On Armbian I used armbianmonitor -m
while running the benchmark and saw temperatures above 80°C pretty quickly. CPU clockspeeds seemed to stay above 2 GHz though. A 20% drop in clock speed could probably have a larger effect on the inference time I guess. If you say it starts throttling at 75°C then I'm definitely in the range.

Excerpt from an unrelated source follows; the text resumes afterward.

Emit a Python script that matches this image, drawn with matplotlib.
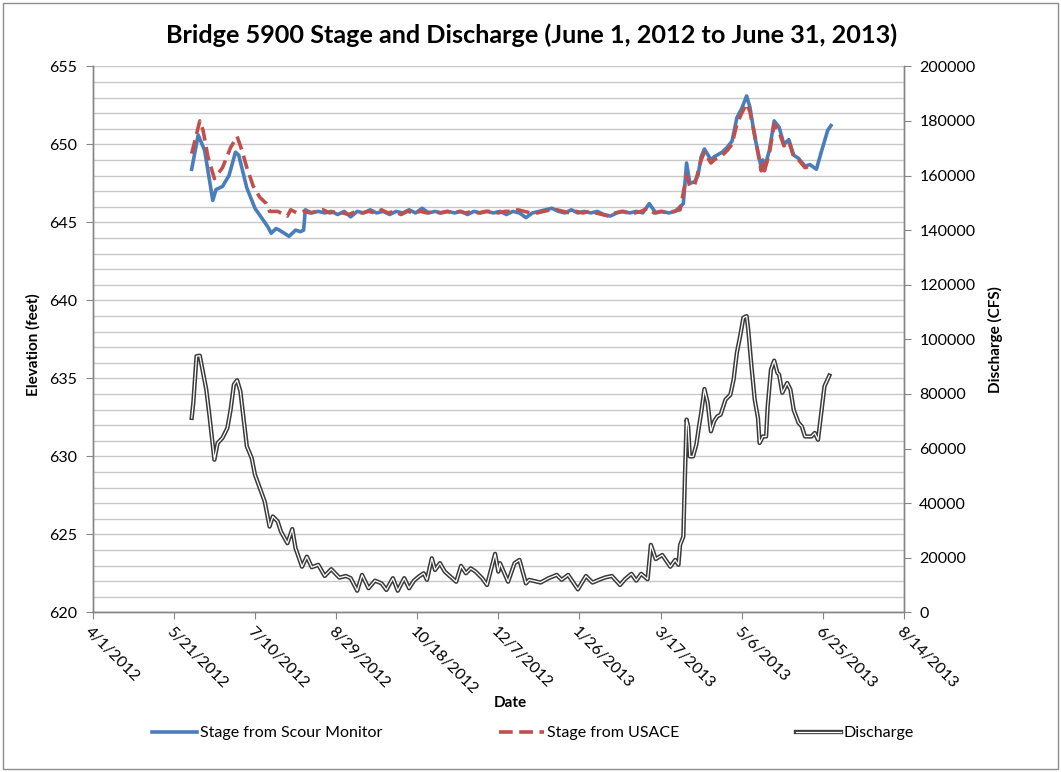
import matplotlib
matplotlib.use("Agg")
import matplotlib.pyplot as plt
import matplotlib.patheffects as pe
from matplotlib.lines import Line2D
from matplotlib.patches import Rectangle
import pandas as pd

plt.rcParams['font.family'] = ['Lato', 'DejaVu Sans']

# ---------------- data ----------------
monitor_dates = [
    "2012-06-01", "2012-06-05", "2012-06-09", "2012-06-14", "2012-06-16", "2012-06-20",
    "2012-06-24", "2012-06-28", "2012-06-30", "2012-07-05", "2012-07-10", "2012-07-14",
    "2012-07-18", "2012-07-20", "2012-07-23", "2012-07-25", "2012-07-28", "2012-07-31",
    "2012-08-04", "2012-08-07", "2012-08-09",
    "2012-08-10", "2012-08-14", "2012-08-18", "2012-08-22", "2012-08-26", "2012-08-30",
    "2012-09-03", "2012-09-07", "2012-09-11", "2012-09-15", "2012-09-19", "2012-09-23", "2012-09-27",
    "2012-10-01", "2012-10-05", "2012-10-09", "2012-10-13", "2012-10-17", "2012-10-21", "2012-10-25", "2012-10-29",
    "2012-11-02", "2012-11-06", "2012-11-10", "2012-11-14", "2012-11-18", "2012-11-22", "2012-11-26", "2012-11-30",
    "2012-12-04", "2012-12-08", "2012-12-12", "2012-12-16", "2012-12-20", "2012-12-24", "2012-12-28",
    "2013-01-01", "2013-01-05", "2013-01-09", "2013-01-13", "2013-01-17", "2013-01-21", "2013-01-25", "2013-01-29",
    "2013-02-02", "2013-02-06", "2013-02-10", "2013-02-14", "2013-02-18", "2013-02-22", "2013-02-26",
    "2013-03-02", "2013-03-06", "2013-03-10", "2013-03-14", "2013-03-18", "2013-03-22", "2013-03-26", "2013-03-31",
    "2013-04-02", "2013-04-04", "2013-04-07", "2013-04-09", "2013-04-11", "2013-04-13", "2013-04-17",
    "2013-04-19", "2013-04-24", "2013-04-27", "2013-04-30", "2013-05-03", "2013-05-06", "2013-05-09",
    "2013-05-11", "2013-05-14", "2013-05-18", "2013-05-19", "2013-05-20", "2013-05-23", "2013-05-26",
    "2013-05-29", "2013-06-01", "2013-06-04", "2013-06-07", "2013-06-10", "2013-06-14", "2013-06-17",
    "2013-06-21", "2013-06-24", "2013-06-28", "2013-06-30",
]
monitor_stage = [
    648.4, 650.6, 649.6, 646.4, 647.1, 647.3,
    648.0, 649.5, 649.3, 647.2, 645.9, 645.3,
    644.7, 644.3, 644.6, 644.5, 644.3, 644.1,
    644.5, 644.4, 644.5,
    645.8, 645.6, 645.7, 645.6, 645.7, 645.5,
    645.7, 645.35, 645.7, 645.6, 645.8, 645.6, 645.7,
    645.5, 645.7, 645.6, 645.8, 645.6, 645.9, 645.6, 645.7,
    645.6, 645.7, 645.6, 645.7, 645.5, 645.7, 645.6, 645.7,
    645.6, 645.7, 645.5, 645.7, 645.6, 645.3, 645.6,
    645.7, 645.8, 645.9, 645.7, 645.6, 645.8, 645.6, 645.7,
    645.6, 645.7, 645.5, 645.4, 645.6, 645.7, 645.6,
    645.7, 645.6, 646.2, 645.6, 645.7, 645.6, 645.7, 646.2,
    648.8, 647.5, 647.6, 648.0, 649.2, 649.7, 649.0,
    649.2, 649.5, 649.8, 650.2, 651.7, 652.3, 653.1,
    652.4, 650.5, 648.5, 649.0, 648.5, 649.6, 651.5,
    651.1, 650.0, 650.3, 649.3, 649.1, 648.6, 648.7,
    648.4, 649.5, 650.9, 651.2,
]

usace_dates = [
    "2012-06-01", "2012-06-06", "2012-06-08", "2012-06-11", "2012-06-15", "2012-06-20",
    "2012-06-25", "2012-06-29", "2012-07-02", "2012-07-05", "2012-07-09", "2012-07-13",
    "2012-07-17", "2012-07-19", "2012-07-24", "2012-07-30", "2012-08-01",
    "2012-08-05", "2012-08-09", "2012-08-13", "2012-08-17", "2012-08-21", "2012-08-25", "2012-08-29",
    "2012-09-02", "2012-09-06", "2012-09-10", "2012-09-14", "2012-09-18", "2012-09-22", "2012-09-26", "2012-09-30",
    "2012-10-04", "2012-10-08", "2012-10-12", "2012-10-16", "2012-10-20", "2012-10-24", "2012-10-28",
    "2012-11-01", "2012-11-05", "2012-11-09", "2012-11-13", "2012-11-17", "2012-11-21", "2012-11-25", "2012-11-29",
    "2012-12-03", "2012-12-07", "2012-12-11", "2012-12-15", "2012-12-19", "2012-12-23", "2012-12-27", "2012-12-31",
    "2013-01-04", "2013-01-08", "2013-01-12", "2013-01-16", "2013-01-20", "2013-01-24", "2013-01-28",
    "2013-02-01", "2013-02-05", "2013-02-09", "2013-02-13", "2013-02-17", "2013-02-21", "2013-02-25",
    "2013-03-01", "2013-03-05", "2013-03-09", "2013-03-13", "2013-03-17", "2013-03-21", "2013-03-25", "2013-03-29",
    "2013-04-02", "2013-04-04", "2013-04-07", "2013-04-11", "2013-04-13", "2013-04-17", "2013-04-19",
    "2013-04-24", "2013-04-27", "2013-04-30", "2013-05-03", "2013-05-06", "2013-05-09", "2013-05-11",
    "2013-05-14", "2013-05-18", "2013-05-19", "2013-05-20", "2013-05-23", "2013-05-26", "2013-05-29",
    "2013-06-01", "2013-06-04", "2013-06-07", "2013-06-10", "2013-06-14", "2013-06-17",
]
usace_stage = [
    649.4, 651.5, 650.9, 649.2, 647.8, 648.5,
    649.8, 650.5, 649.6, 648.5, 647.3, 646.6,
    646.2, 645.7, 645.7, 645.4, 645.8,
    645.6, 645.7, 645.6, 645.7, 645.8, 645.6, 645.7,
    645.6, 645.5, 645.7, 645.6, 645.7, 645.6, 645.8, 645.6,
    645.7, 645.5, 645.7, 645.6, 645.7, 645.6, 645.7,
    645.6, 645.7, 645.6, 645.7, 645.6, 645.7, 645.6, 645.7,
    645.7, 645.6, 645.7, 645.7, 645.8, 645.7, 645.6, 645.6,
    645.7, 645.8, 645.8, 645.7, 645.6, 645.7, 645.6,
    645.7, 645.6, 645.5, 645.4, 645.6, 645.7, 645.6,
    645.6, 645.7, 645.9, 645.6, 645.7, 645.6, 645.7, 645.8,
    648.0, 647.3, 647.4, 649.0, 649.5, 648.8, 649.0,
    649.3, 649.6, 650.0, 651.3, 652.0, 652.6, 652.1,
    650.6, 648.3, 648.8, 648.3, 649.4, 651.3, 650.8,
    649.9, 650.2, 649.2, 649.0, 648.5, 648.6,
]

discharge_dates = [
    "2012-06-01", "2012-06-02", "2012-06-04", "2012-06-06", "2012-06-08", "2012-06-10",
    "2012-06-12", "2012-06-15", "2012-06-17", "2012-06-20", "2012-06-23", "2012-06-25",
    "2012-06-27", "2012-06-29", "2012-07-01", "2012-07-05", "2012-07-08", "2012-07-10",
    "2012-07-13", "2012-07-16", "2012-07-19", "2012-07-21", "2012-07-24", "2012-07-26",
    "2012-07-30", "2012-08-02", "2012-08-04", "2012-08-08", "2012-08-11", "2012-08-14",
    "2012-08-18", "2012-08-22", "2012-08-26", "2012-08-31", "2012-09-04", "2012-09-07",
    "2012-09-11", "2012-09-14", "2012-09-18", "2012-09-22", "2012-09-26", "2012-09-29",
    "2012-10-03", "2012-10-06", "2012-10-10", "2012-10-13", "2012-10-16", "2012-10-19",
    "2012-10-22", "2012-10-24", "2012-10-27", "2012-10-29", "2012-11-01", "2012-11-04",
    "2012-11-11", "2012-11-14", "2012-11-17", "2012-11-20", "2012-11-23", "2012-11-27",
    "2012-11-30", "2012-12-05", "2012-12-07", "2012-12-08", "2012-12-13", "2012-12-17",
    "2012-12-20", "2012-12-24", "2012-12-26", "2013-01-02", "2013-01-07", "2013-01-12",
    "2013-01-15", "2013-01-19", "2013-01-25", "2013-01-30", "2013-02-03", "2013-02-07",
    "2013-02-11", "2013-02-15", "2013-02-20", "2013-02-23", "2013-02-27", "2013-03-02",
    "2013-03-05", "2013-03-09", "2013-03-11", "2013-03-14", "2013-03-18", "2013-03-23",
    "2013-03-26", "2013-03-28", "2013-03-29", "2013-03-31", "2013-04-01", "2013-04-02",
    "2013-04-03", "2013-04-04", "2013-04-06", "2013-04-08", "2013-04-10", "2013-04-11",
    "2013-04-13", "2013-04-15", "2013-04-17", "2013-04-19", "2013-04-21", "2013-04-23",
    "2013-04-26", "2013-04-29", "2013-05-01", "2013-05-03", "2013-05-05", "2013-05-07",
    "2013-05-09", "2013-05-10", "2013-05-12", "2013-05-14", "2013-05-16", "2013-05-17",
    "2013-05-19", "2013-05-21", "2013-05-22", "2013-05-24", "2013-05-26", "2013-05-28",
    "2013-05-29", "2013-05-31", "2013-06-03", "2013-06-05", "2013-06-07", "2013-06-10",
    "2013-06-12", "2013-06-14", "2013-06-18", "2013-06-20", "2013-06-22", "2013-06-24",
    "2013-06-26", "2013-06-29",
]
discharge_cfs = [
    71200, 76700, 93800, 94000, 87700, 81600,
    71800, 55900, 62000, 63900, 67500, 74200,
    83400, 85000, 81000, 60800, 56500, 50400,
    45500, 40600, 31400, 35100, 33300, 29600,
    25300, 30500, 23500, 16700, 20400, 16500,
    17400, 13300, 15800, 12700, 13300, 12500,
    7900, 13700, 8800, 11600, 10600, 8200,
    12500, 7900, 12500, 8800, 11600, 13100,
    14300, 11900, 19800, 15500, 18000, 14900,
    11200, 17000, 14300, 16100, 14900, 12500,
    10000, 21400, 14900, 18000, 11200, 18000,
    19200, 10600, 11900, 10900, 12500, 13700,
    11900, 13700, 8400, 13300, 10900, 11900,
    12800, 13300, 10000, 12100, 14100, 11600,
    14100, 12100, 24700, 19500, 21000, 16700,
    19200, 17400, 24700, 27700, 50000, 70600,
    68000, 57100, 57100, 61400, 69400, 73000,
    81800, 76700, 66300, 70000, 71800, 72400,
    77900, 79700, 85300, 95100, 101100, 107900,
    108500, 103600, 90100, 77900, 71200, 62000,
    64400, 64400, 75500, 88900, 92200, 87700,
    87100, 80400, 84000, 81600, 74200, 69400,
    68100, 64400, 64400, 65700, 63200, 73000,
    82800, 86700,
]

elev_ticks = [620, 625, 630, 635, 640, 645, 650, 655]
discharge_ticks = [0, 20000, 40000, 60000, 80000, 100000, 120000, 140000, 160000, 180000, 200000]
date_start = "2012-04-01"
date_end = "2013-08-14"
date_step_days = 50

title = "Bridge 5900 Stage and Discharge (June 1, 2012 to June 31, 2013)"

# ---------------- figure ----------------
W, H = 1061, 772
fig = plt.figure(figsize=(W / 100, H / 100), dpi=100)
fig.patch.set_facecolor("white")
fig.add_artist(Rectangle((3 / W, 3 / H), 1 - 6 / W, 1 - 6 / H, transform=fig.transFigure,
                         fill=False, edgecolor="#8c8c8c", linewidth=1.0))

left, right, top, bottom = 92.7 / W, 904 / W, 66.3 / H, 612.3 / H
ax = fig.add_axes([left, 1 - bottom, right - left, bottom - top])
ax2 = ax.twinx()

grey = "#868686"
tick_fs = 11.5
dis_effects = [pe.Stroke(linewidth=3.1, foreground="#3a3a3a"), pe.Normal()]

md = pd.to_datetime(monitor_dates)
ud = pd.to_datetime(usace_dates)
dd = pd.to_datetime(discharge_dates)

ax.plot(md, monitor_stage, color="#4a7ebb", lw=2.6, solid_joinstyle="round", zorder=3)
ax.plot(ud, usace_stage, color="#c0504d", lw=2.6, dashes=(3.8, 1.8), zorder=4)

ax2.plot(dd, discharge_cfs, color="white", lw=0.9, zorder=3, path_effects=dis_effects)

# axes ranges
ax.set_ylim(620, 655)
ax2.set_ylim(0, 200000)
xs = pd.Timestamp(date_start)
xe = pd.Timestamp(date_end)
ax.set_xlim(xs, xe)

xticks = pd.date_range(xs, xe, freq=f"{date_step_days}D")
ax.set_xticks(xticks)
ax.set_xticklabels([f"{d.month}/{d.day}/{d.year}" for d in xticks], rotation=-45,
                   ha="left", va="top", rotation_mode="anchor", fontsize=tick_fs)

ax.set_yticks(elev_ticks)
ax.set_yticklabels([str(v) for v in elev_ticks], fontsize=tick_fs)
ax.set_yticks(range(620, 656), minor=True)
ax2.set_yticks(discharge_ticks)
ax2.set_yticklabels([str(v) for v in discharge_ticks], fontsize=tick_fs)

ax.grid(True, which="both", axis="y", color="#c8c8c8", lw=1.0)
ax.set_axisbelow(True)
ax.tick_params(axis="y", which="minor", length=0)
ax.tick_params(axis="both", which="major", direction="out", length=5, color=grey, pad=6)
ax2.tick_params(axis="y", direction="out", length=5, color=grey, pad=6)
ax.tick_params(axis="x", pad=4)

for a in (ax, ax2):
    a.spines["top"].set_visible(False)
    for s in ("left", "right", "bottom"):
        a.spines[s].set_color(grey)
        a.spines[s].set_linewidth(1.0)

# titles
fig.text(532 / W, 1 - 35 / H, title, ha="center", va="center", fontsize=18.2, fontweight="bold")
fig.text(33 / W, 1 - 345 / H, "Elevation (feet)", rotation=90, ha="center", va="center",
         fontsize=11, fontweight="bold")
fig.text(995 / W, 1 - 340 / H, "Discharge (CFS)", rotation=90, ha="center", va="center",
         fontsize=11, fontweight="bold")
fig.text(510 / W, 1 - 703 / H, "Date", ha="center", va="center", fontsize=11, fontweight="bold")

# legend
handles = [
    Line2D([], [], color="#4a7ebb", lw=2.6),
    Line2D([], [], color="#c0504d", lw=2.6, dashes=(3.8, 1.8)),
    Line2D([], [], color="white", lw=0.9, path_effects=dis_effects),
]
labels = ["Stage from Scour Monitor", "Stage from USACE", "Discharge"]
fig.legend(handles, labels, loc="center", bbox_to_anchor=(533 / W, 1 - 733 / H), ncol=3,
           frameon=False, fontsize=11.5, handlelength=2.8, handletextpad=0.2,
           columnspacing=7.3)

fig.savefig("out.png", dpi=100)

watch -n1 cat /sys/class/thermal/thermal_zone/temp watch -n 1 cat /sys/devices/system/cpu/cpu/cpufreq/cpuinfo_cur_freq
I'll test that again on the Ubuntu system 👍
If you want to go all out on a cooling solution then https://www.amazon.com/dp/B0C2T9N9L2?
Looks pretty fancy 😎
Yeah I got one of the 'armor' cases and its a strange implementation as the fan sits flat on the metal base and has no space to push air through. So gave it a little space by adding some m3 nuts as spacers. Even then it was terrible and think the thermal pads are bad but also its puts a lot of pressure on the board and warps it slightly. So it got a full makeover with 2x Gelid thermal pads both sides of the CPU to provide pressure from both sides. It also got a 30mm PWM fan so it turns off when idle.
The above is prob the most OP cooler you can get for the Opi5 and after all the additions I prob spent about same. /sys/devices/virtual/thermal/thermal_zone0/trip_point_0_temp is 75000 and think that is throttle temp Which is pretty low but that is what its set to.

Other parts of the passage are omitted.